I stood out front talking with some landscapers about the most bizarre tree in our neighborhood, estimating whether it would hit my house if it ever fell. We laughed and carried on about our unusual conversation when the tree made three loud thumping sounds.
“See! There’s a spell on that tree.” I told them, as I’d just finished sharing the legend with them of the Monkey Puzzle tree. It was a quieting moment.
While there are several variations of the legend, the one I like the best is about the devil incarnate, who sits atop a fiery nest at the apex of this pyramidal, fire-resistant tree, not all the time, but he sits there for bits and whiles, long enough to spook those who see him. Everyone around Monkey Puzzle must be quiet while the devil’s there lest they attract his attention and grow a monkey’s tail for three years, during which time all manner of bad luck would befall the ruckster.[i]
So what were those thumps?
Monstrously big, pineapple-shaped pine-like cones. About 15 pounds a piece, hitting the ground.
No doubt it was the devil in that tree trying to shut us down, telling us not to speak of its ancientness, its expansive survival, and its substantial lore. It was as if the tree was insisting on quiet, warning us.
I made a deal with that tree shortly after this incident to tell its story anyway, but in the hushed process of writing. The story of this particular tree is this.
Long before slash pine covered acres of downtown Davenport, Florida, and provided Mayberry with its initial turpentine industry, Monkey Puzzle trees, our “living fossil,” dotted our landscape. Their knife-like, triangular leaves evolved not to discourage monkeys, but rather to deter “the grazing dinosaurs of the Mesozoic era of 250 million years ago.”
The rise of broad-leaf trees during the Cretaceous Period is the primary reason Monkey Puzzle trees are not widespread. It also makes a terrible landscape tree, unless you have dozens of acres of property and need a naturally deadly fence.
This tree, however, the one across the street from me, is not on acres of land. It’s wedged in the smallest space possible, about 20 square feet between the 1925 Girl Scout house [ii] and a pretty new home.
The Monkey Puzzle, a native of Chile, can live to be a thousand years old. This one, standing at about 150 feet, could easily be a hundred, two, maybe three hundred years old. Without a shadow of a doubt, though, it was growing long before the Girl Scout house was built.

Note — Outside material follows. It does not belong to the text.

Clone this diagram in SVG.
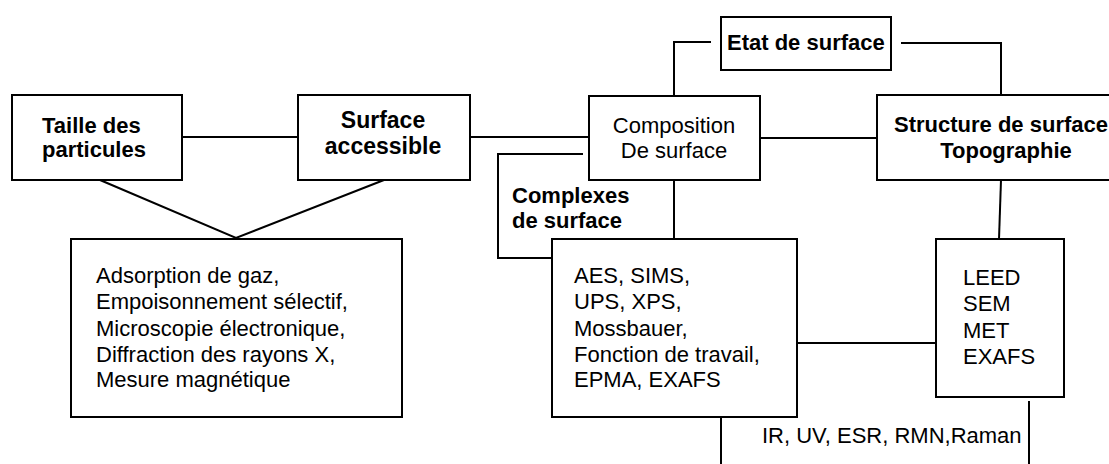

Monkey Puzzle shook off the ravages of the turpentine industry on our landscape. No one ever had the tools to cut a tree like this one and so it grew and grew.
Today, it appears to be the tallest tree in our region, but it doesn’t stand out, completely unnoticed, except for the folks who have to rake up its spiny leaves. Not even lightning bothers to hit this tree.
Arborists say that the tree is so open in habit you could almost look at it and not see it. But if you do actually try to look for it, while driving east on Davenport Boulevard (County Road 547), you can see that it really stands out. It stands out far above all the other trees in our ridge-top community.
If you look up close, sometimes you can see the biggest birds around stopping aloft Monkey Puzzle for a rest: red-tailed hawks, vultures, and osprey. From the ground they must have looked like devils to our ancestors.
A prehistoric tree, an endangered tree. Davenport must be one special place for a tree like this one to have made its home here.
[i] In Darhlene language, a ruckster is one who causes a disturbance or commotion.
[ii] 1 W Lemon Street; formerly known as the Zentmeyer home; now known as the Summerlin house.